At the same time, he added, “the last 20 percent of carbon is going to require technologies to be commercially and economically viable that aren’t today. So, we need to start investing today and nurturing those technologies so that they can be ready for tomorrow.”

The right policy frameworks also will help the industry move forward in this area in the years and decades to come, Fowke said.

“None of us know what 2021 is going to bring in Washington and how that will change the landscape,” said Crane.

DTE Energy’s Anderson said that his company’s strategy, like others, is now defined by the clean energy transition. “What looked so challenging a decade ago now looks like an opportunity to transition much of the economy to electricity, to grow fundamentally in the process, and to do something we’ll all really be proud of,” he said. “It’s challenging for sure, but a great opportunity.”

Rosemead, Calif.-based Edison International, which is simultaneously managing rolling blackouts, some of the state’s most-prolonged, widespread wildfires, and an unprecedented pandemic, also has a clean energy strategy, said Pizarro, who became CEO in 2016.

“A clean energy-led pathway that has clean energy, has renewables,” is the way forward, Pizarro said, noting that it’s equally important “to have a lot more storage built into the system to provide that shock absorber so that we can use that clean energy to electrify a lot of society.”

In its 2019 Sustainability Report, for instance, Edison International reported that its largest subsidiary, Southern California Edison Co. (SCE), has cut the emissions from delivered electricity nearly in half since 2005, providing an estimated 48 percent carbon-free electricity to customers.

SCE also has launched Charge Ready Transport, the largest truck and transit charging initiative in the nation, and added infrastructure to support more than 200 new light-duty vehicle charge ports, according to Pizarro, while in May SCE also announced one of the largest energy storage procurements in the United States.

Pizarro, who expects more infrastructure deployment investments down the road, particularly around electric vehicles, and the other CEOs also highlighted the industry’s investments in smarter energy infrastructure.

The member companies of EEI, which represents all of the nation’s investor-owned electric companies, currently invest more than $110 billion each year, on average, to make the energy grid smarter, cleaner, more efficient, and more secure, according to EEI, which says such investments also have a major impact on jobs and the economy.

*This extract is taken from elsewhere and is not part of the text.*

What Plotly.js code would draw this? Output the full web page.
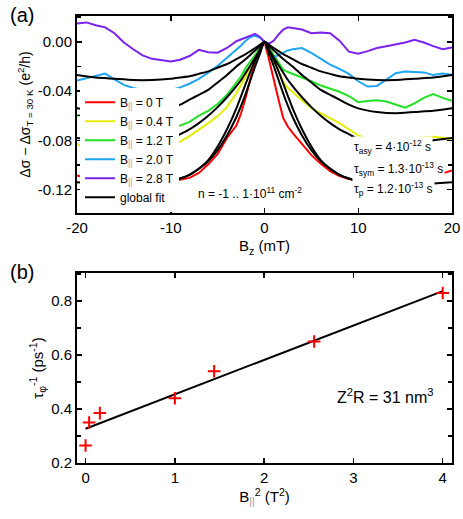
<!DOCTYPE html>
<html>
<head>
<meta charset="utf-8">
<script src="https://cdn.plot.ly/plotly-3.0.1.min.js"></script>
<style>html,body{margin:0;padding:0;background:#fff;}#chart{width:463px;height:519px;}</style>
</head>
<body>
<div id="chart"></div>
<script>
// ---------- Panel (a) data ----------
const bData = [-20,-19,-18,-17,-16,-15,-14,-13,-12,-11,-10,-9,-8,-7,-6,-5,-4,-3,-2.5,-2,-1.5,-1,-0.5,0,0.5,1,1.5,2,2.5,3,4,5,6,7,8,9,10,11,12,13,14,15,16,17,18,19,20];
const dsig0T  = [-0.1085,-0.1105,-0.1095,-0.111,-0.112,-0.113,-0.114,-0.115,-0.115,-0.1147,-0.1135,-0.112,-0.1105,-0.1065,-0.0995,-0.091,-0.078,-0.068,-0.058,-0.045,-0.029,-0.015,-0.006,0,-0.015,-0.032,-0.047,-0.062,-0.069,-0.074,-0.083,-0.092,-0.099,-0.105,-0.109,-0.1115,-0.112,-0.112,-0.112,-0.111,-0.111,-0.110,-0.109,-0.108,-0.107,-0.1068,-0.1045];
const dsig04T = [-0.0828,-0.0875,-0.0885,-0.089,-0.089,-0.089,-0.089,-0.089,-0.0885,-0.088,-0.0845,-0.081,-0.0765,-0.0715,-0.066,-0.0605,-0.053,-0.0415,-0.035,-0.028,-0.020,-0.0125,-0.0055,0,-0.007,-0.015,-0.024,-0.0325,-0.0375,-0.041,-0.0475,-0.054,-0.058,-0.0615,-0.066,-0.071,-0.076,-0.079,-0.080,-0.080,-0.079,-0.078,-0.078,-0.0774,-0.077,-0.0778,-0.079];
const dsig12T = [-0.0598,-0.059,-0.0525,-0.051,-0.054,-0.060,-0.065,-0.069,-0.0705,-0.0705,-0.069,-0.068,-0.065,-0.060,-0.056,-0.0505,-0.043,-0.033,-0.028,-0.021,-0.0155,-0.010,-0.005,0,-0.005,-0.011,-0.017,-0.0225,-0.0245,-0.026,-0.0285,-0.032,-0.0355,-0.0383,-0.0405,-0.044,-0.049,-0.048,-0.0475,-0.0485,-0.051,-0.0535,-0.050,-0.0455,-0.0425,-0.0455,-0.0478];
const dsig20T = [-0.0314,-0.0295,-0.0278,-0.0258,-0.0305,-0.035,-0.0375,-0.0395,-0.041,-0.0415,-0.0395,-0.037,-0.034,-0.030,-0.025,-0.0195,-0.013,-0.0065,-0.003,0.001,0.004,0.005,0.0035,0,-0.008,-0.0125,-0.0105,-0.0085,-0.007,-0.006,-0.005,-0.009,-0.014,-0.0185,-0.022,-0.026,-0.032,-0.0363,-0.0358,-0.031,-0.0255,-0.024,-0.0243,-0.0248,-0.027,-0.0258,-0.0268];
const dsig28T = [0.0148,0.0158,0.0135,0.0118,0.007,-0.0005,-0.006,-0.011,-0.0138,-0.015,-0.016,-0.0145,-0.0115,-0.0065,-0.0085,-0.0088,-0.005,0.0005,0.002,0.004,0.005,0.0065,0.004,0,-0.0015,0.001,0.006,0.010,0.0118,0.0112,0.010,0.007,0.0075,0.007,0.001,-0.008,-0.0097,-0.0075,-0.005,-0.0035,-0.0022,-0.0005,0.0016,-0.0005,-0.0035,-0.006,-0.0045];

// global fit curves (values for |Bz|, symmetric in Bz)
const fitB   = [0,0.5,1,1.5,2,2.5,3,4,5,6,7,8,9,10,12,14,16,18,20];
const fit28T = [0,-0.0025,-0.005,-0.0075,-0.010,-0.012,-0.014,-0.018,-0.021,-0.024,-0.026,-0.028,-0.029,-0.030,-0.031,-0.031,-0.030,-0.029,-0.027];
const fit20T = [0,-0.0035,-0.007,-0.0105,-0.014,-0.017,-0.020,-0.027,-0.033,-0.039,-0.043,-0.047,-0.051,-0.054,-0.057,-0.058,-0.057,-0.056,-0.054];
const fit12T = [0,-0.0065,-0.013,-0.019,-0.025,-0.031,-0.036,-0.045,-0.053,-0.060,-0.066,-0.071,-0.075,-0.079,-0.082,-0.083,-0.082,-0.080,-0.078];
const fit04T = [0,-0.007,-0.015,-0.024,-0.034,-0.044,-0.054,-0.071,-0.085,-0.096,-0.103,-0.108,-0.111,-0.113,null,null,null,null,null];
const fit0T  = [0,-0.010,-0.020,-0.031,-0.042,-0.052,-0.061,-0.076,-0.088,-0.097,-0.103,-0.108,-0.111,-0.113,-0.115,-0.116,-0.116,-0.115,-0.114];

const seriesNames  = ['0 T','0.4 T','1.2 T','2.0 T','2.8 T'];
const seriesColors = ['#ff0000','#e2ee00','#22e022','#1ea6f2','#7a22ee'];

// ---------- Panel (b) data ----------
const bParSq  = [0, 0.04, 0.16, 1, 1.44, 2.56, 4];
const tauInv  = [0.265, 0.35, 0.385, 0.44, 0.54, 0.65, 0.83];
const lineX   = [0, 4];
const lineY   = [0.327, 0.837];

const aXTickVals = [-20,-10,0,10,20];
const aXTickText = ['-20','-10','0','10','20'];
const aYTickVals = [-0.12,-0.08,-0.04,0];
const aYTickText = ['-0.12','-0.08','-0.04','0.00'];
const bXTickVals = [0,1,2,3,4];
const bXTickText = ['0','1','2','3','4'];
const bYTickVals = [0.2,0.4,0.6,0.8];
const bYTickText = ['0.2','0.4','0.6','0.8'];

// ---------- build ----------
const FONT = 'Liberation Sans, Arial, Helvetica, sans-serif';
const par = '<span style="color:#9a9a9a">||</span>';
function mirrorX(h){ return h.slice(1).reverse().map(v=>-v).concat(h); }
function mirrorY(h){ return h.slice(1).reverse().concat(h); }

const dataSeries = [dsig0T, dsig04T, dsig12T, dsig20T, dsig28T];
const traces = [];
dataSeries.forEach((ys,i)=>{
  traces.push({x:bData, y:ys, type:'scatter', mode:'lines', xaxis:'x', yaxis:'y',
    name:'B<sub>'+par+'</sub> = '+seriesNames[i],
    line:{color:seriesColors[i], width:2}});
});
const fits = [fit0T, fit04T, fit12T, fit20T, fit28T];
fits.forEach((ys,i)=>{
  traces.push({x:mirrorX(fitB), y:mirrorY(ys), type:'scatter', mode:'lines', xaxis:'x', yaxis:'y',
    name:'global fit', legendgroup:'fit', showlegend: i===fits.length-1, connectgaps:false,
    line:{color:'#000', width:2, shape:'spline', smoothing:0.6}});
});
traces.push({x:lineX, y:lineY, type:'scatter', mode:'lines', xaxis:'x2', yaxis:'y2',
  showlegend:false, line:{color:'#000', width:2}});
traces.push({x:bParSq, y:tauInv, type:'scatter', mode:'markers', xaxis:'x2', yaxis:'y2',
  showlegend:false, marker:{symbol:'cross-thin', size:9, color:'#ff0000', line:{color:'#ff0000', width:2}}});

const axBase = {showgrid:false, zeroline:false, showline:true, linecolor:'#000', linewidth:2,
  mirror:'ticks', ticks:'inside', ticklen:5, tickwidth:1.5, tickcolor:'#000',
  tickfont:{family:FONT, size:15, color:'#000'}, tickmode:'array'};

const layout = {
  width:463, height:519,
  margin:{l:77, r:11, t:16, b:56},
  paper_bgcolor:'#fff', plot_bgcolor:'#fff',
  font:{family:FONT, color:'#000'},
  showlegend:true, hovermode:false,
  legend:{x:0.008, y:0.562, xanchor:'left', yanchor:'bottom', bgcolor:'#fff', borderwidth:0,
    font:{family:FONT, size:12, color:'#000'}, itemwidth:30, tracegroupgap:0},
  xaxis:Object.assign({}, axBase, {domain:[0,1], anchor:'y', range:[-20,20],
    tickvals:aXTickVals, ticktext:aXTickText,
    title:{text:'B<sub>z</sub> (mT)', font:{family:FONT, size:15}, standoff:6}}),
  yaxis:Object.assign({}, axBase, {domain:[0.5593,1], anchor:'x', range:[-0.139,0.021],
    tickvals:aYTickVals, ticktext:aYTickText,
    minor:{tickmode:'array', tickvals:[-0.14,-0.12,-0.10,-0.08,-0.06,-0.04,-0.02,0,0.02], ticks:'inside', ticklen:4, tickcolor:'#000', tickwidth:1.5},
    title:{text:'Δσ − Δσ<sub>T = 30 K</sub> (e<sup>2</sup>/h)', font:{family:FONT, size:14}, standoff:4}}),
  xaxis2:Object.assign({}, axBase, {domain:[0,1], anchor:'y2', range:[-0.096,4.104],
    tickvals:bXTickVals, ticktext:bXTickText,
    title:{text:'B<sub>'+par+'</sub><sup>2</sup> (T<sup>2</sup>)', font:{family:FONT, size:15}, standoff:6}}),
  yaxis2:Object.assign({}, axBase, {domain:[0,0.425], anchor:'x2', range:[0.2,0.904],
    tickvals:bYTickVals, ticktext:bYTickText,
    minor:{tickmode:'array', tickvals:[0.3,0.5,0.7,0.9], ticks:'inside', ticklen:4, tickcolor:'#000', tickwidth:1.5},
    title:{text:'τ<sub>φ</sub><sup>-1</sup> (ps<sup>-1</sup>)', font:{family:FONT, size:15}, standoff:4}}),
  annotations:[
    {xref:'paper', yref:'paper', x:-0.185, y:1.003, xanchor:'left', yanchor:'middle', showarrow:false,
      text:'(a)', font:{family:FONT, size:20}},
    {xref:'paper', yref:'paper', x:-0.185, y:0.428, xanchor:'left', yanchor:'middle', showarrow:false,
      text:'(b)', font:{family:FONT, size:20}},
    {xref:'x', yref:'y', x:9.35, y:-0.0855, xanchor:'left', yanchor:'middle', showarrow:false, bgcolor:'#fff',
      text:'τ<sub>asy</sub> = 4·10<sup>-12</sup> s', font:{family:FONT, size:12}},
    {xref:'x', yref:'y', x:9.35, y:-0.1036, xanchor:'left', yanchor:'middle', showarrow:false, bgcolor:'#fff',
      text:'τ<sub>sym</sub> = 1.3·10<sup>-13</sup> s', font:{family:FONT, size:12}},
    {xref:'x', yref:'y', x:9.35, y:-0.1198, xanchor:'left', yanchor:'middle', showarrow:false, bgcolor:'#fff',
      text:'τ<sub>p</sub> = 1.2·10<sup>-13</sup> s', font:{family:FONT, size:12}},
    {xref:'x', yref:'y', x:-1.5, y:-0.123, xanchor:'center', yanchor:'middle', showarrow:false,
      text:'n = -1 .. 1·10<sup>11</sup> cm<sup>-2</sup>', font:{family:FONT, size:12}},
    {xref:'x2', yref:'y2', x:3.36, y:0.45, xanchor:'center', yanchor:'middle', showarrow:false,
      text:'Z<sup>2</sup>R = 31 nm<sup>3</sup>', font:{family:FONT, size:16}}
  ]
};

Plotly.newPlot('chart', traces, layout, {displayModeBar:false, staticPlot:true});
</script>
</body>
</html>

“Customers want cleaner, more reliable, more resilient energy,” said Ameren’s Baxter. “Collaboratively, as an industry, we have been working to make sure that we have policies in place to support those investments…. At the same time we make these investments, we’re creating thousands and thousands of jobs across this country.”

Baxter added that while federal policies are in place to support investments in a timely manner, it’s a work in progress. “We’ve made good progress over the years as an industry,” he said, “but more needs to be done.”

Racial injustice also was a topic that the CEOs discussed.

Fowke pointed out that the May 25 murder of a black man named George Floyd by four white police officers happened “right in our backyard of Minneapolis,” where Xcel Energy is headquartered.

The situation, he said, “really gave me an opportunity to reflect.”

“There’s more that I can do as a CEO. There’s more that I think the industry can do. It’s not to say that we haven’t done good work, but let’s do more. Let’s make a difference in our communities. Let’s do a better job hiring, retaining and promoting people of color,” said Fowke. “There’s a lot of best practices out there. I think as an industry we can really come together and adopt more best practices to make a difference.”

Fowke also said that while racial injustice has been a long-term problem, he thinks the utilities can come together to make changes, “just like anything else we tackle as an industry.”